Apropos of the Nye v. Ham Creationism debate, we have more bad news for Biblical Literalism:
A new paper by Israeli archeologists Lidar Sapir-Hen and Erez Ben-Yosef, [pdf] posted at the University of Tel Aviv web site, is bad news for biblical literalists and far right wing Israeli nationalists who use the Bible for support.
The Hebrew Bible’s oldest chapters– Genesis, Exodus, and even Judges purport to discuss events thousands of years ago. The custom in Western biblical scholarship is to date Abraham to e.g. 2000 B.C. This dating is based on nothing more than counting generations (“begats”) backward and assigning an arbitrary number of years to each generation. In fact, Genesis is replete with myths and assertions of people living hundreds of years, and was only historicized in this way by 19th century positivists.

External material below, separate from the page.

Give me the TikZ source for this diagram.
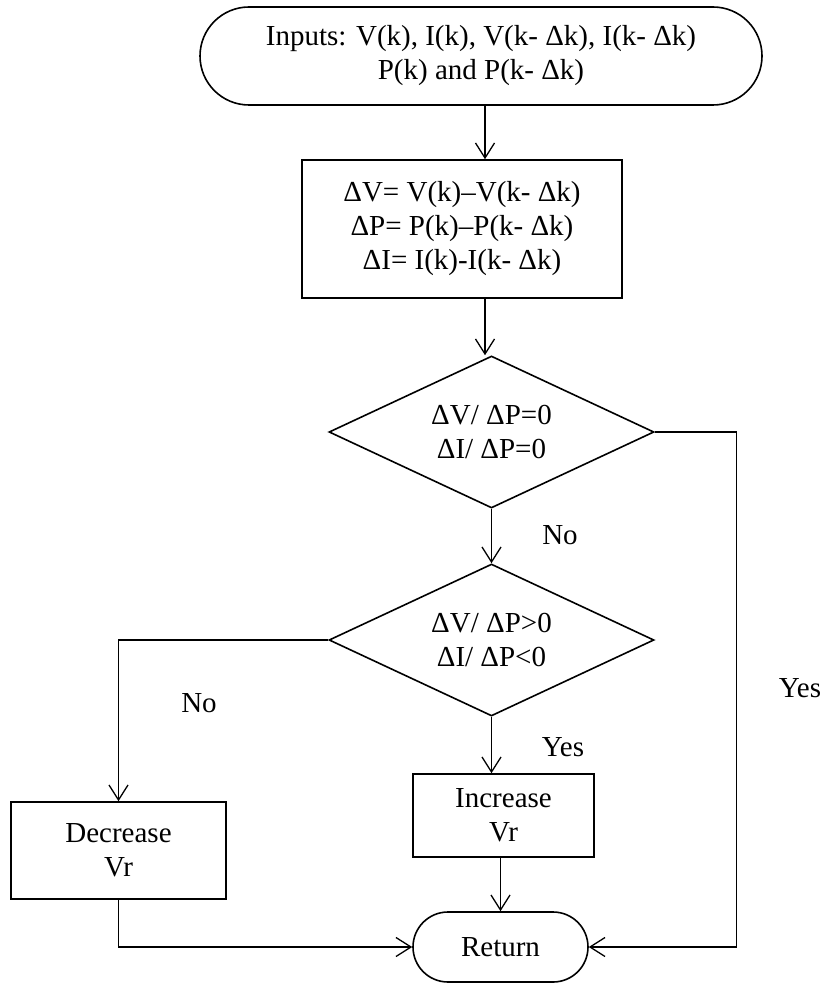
\documentclass[tikz,border=0pt]{standalone}
\usepackage{fontspec}
\setmainfont{Liberation Serif}
\usetikzlibrary{arrows.meta,shapes.geometric}

\tikzset{
  >={Straight Barb[length=15pt,width=19pt]},
  every node/.style={font=\fontsize{29}{34}\selectfont, align=center, inner sep=0.75pt},
  termbox/.style={draw, line width=1.6pt, rectangle},
  procbox/.style={draw, line width=1.6pt, rectangle},
  decbox/.style={draw, line width=1.6pt, diamond, aspect=2.14, minimum width=325pt, minimum height=152pt},
  conn/.style={->, line width=1.3pt}
}

\begin{document}
\begin{tikzpicture}[x=1pt,y=1pt,yscale=-1,xscale=1]
\useasboundingbox (0,0) rectangle (826,984);

%Shape: Terminator [id:start]
\node [termbox, rounded corners=49pt, minimum width=562pt, minimum height=98pt] (start) at (481,56) {Inputs: V(k), I(k), V(k- Δk), I(k- Δk)\\P(k) and P(k- Δk)};
%Shape: Rectangle [id:calc]
\node [procbox, minimum width=320pt, minimum height=138pt] (calc) at (462,229) {ΔV= V(k)–V(k- Δk)\\ΔP= P(k)–P(k- Δk)\\ΔI= I(k)-I(k- Δk)};
%Shape: Diamond [id:dec1]
\node [decbox] (dec1) at (491.5,432) {ΔV/ ΔP=0\\ΔI/ ΔP=0};
%Shape: Diamond [id:dec2]
\node [decbox] (dec2) at (491.5,640) {ΔV/ ΔP>0\\ΔI/ ΔP<0};
%Shape: Rectangle [id:inc]
\node [procbox, minimum width=181pt, minimum height=83pt] (inc) at (503.5,815.5) {Increase\\Vr};
%Shape: Rectangle [id:dec]
\node [procbox, minimum width=215pt, minimum height=97pt] (dec) at (118.5,850.5) {Decrease\\Vr};
%Shape: Terminator [id:ret]
\node [termbox, rounded corners=35pt, minimum width=175pt, minimum height=70pt] (ret) at (500.5,947) {Return};

%Straight Lines
\coordinate (colA) at (485,0);
\draw [conn] (start.south -| colA) -- (calc.north -| colA);
\draw [conn] (calc.south -| colA) -- (dec1.north -| colA);
\draw [conn] (dec1.south) -- (dec2.north);
\draw [conn] (dec1.east) -- ++(82,0) |- (ret.east);
\draw [conn] (dec2.west) -| (dec.north);
\draw [conn] (dec2.south) -- (dec2.south |- inc.north);
\draw [conn] (inc.south -| ret.north) -- (ret.north);
\draw [conn] (dec.south) |- (ret.west);

% Text Node
\node (lno1) at (560,535) {No};
% Text Node
\node (lyes1) at (800,688) {Yes};
% Text Node
\node (lno2) at (199,703) {No};
% Text Node
\node (lyes2) at (563,747) {Yes};
\end{tikzpicture}
\end{document}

But here is proof that the Bible was written late and projects later developments into the distant past: it alleges that people had domesticated camels four millennia ago in what is now Israel. And that assertion, folks, is simply not true. That is the finding of Sapir-Hen and Ben-Yosef.
E.g. Genesis 24: 64 says, “Rebekah lifted up her eyes, and when she saw Isaac she dismounted from the camel.” If this encounter happened circa 2026 BC, it was happening a thousand years before anyone was riding camels.
The archeologists’ digs near the Jordanian border find evidence of domesticated camels sort of 930-900 BC. But they don’t find that evidence in any settlements older than 930 BC. There is a pretty clear dividing line between the pre-domestic camel and post- domestic camel settlements.
Although it was likely based on previous oral tales, the Bible probably wasn’t written down in something like its present form until the Babylonian exile, 586-539 B.C. When those scribes reworked the folk tales of the Canaanites, they projected sixth-century BC realities back into the past. Thus, they had characters riding camels before they were domesticated. Riding a camel was taken for granted in 580 BC.
You might think this point is a minor one. But it demonstrates how the scribes worked. They projected recent things into the distant past.
Basically, the authors of the Bible assumed a lot of things that weren’t actually true. They were projecting their present-day realities into the distant past (like domesticated camels), because they had little working knowledge of the period they were writing about.
Disproving the Bible-as-written doesn’t disprove the existence of God, of course. But for my own part, it’s hard to take a book seriously as a source of moral authority when it’s riddled with these kinds of errors. I’m sure your mileage will vary, as the old saying goes.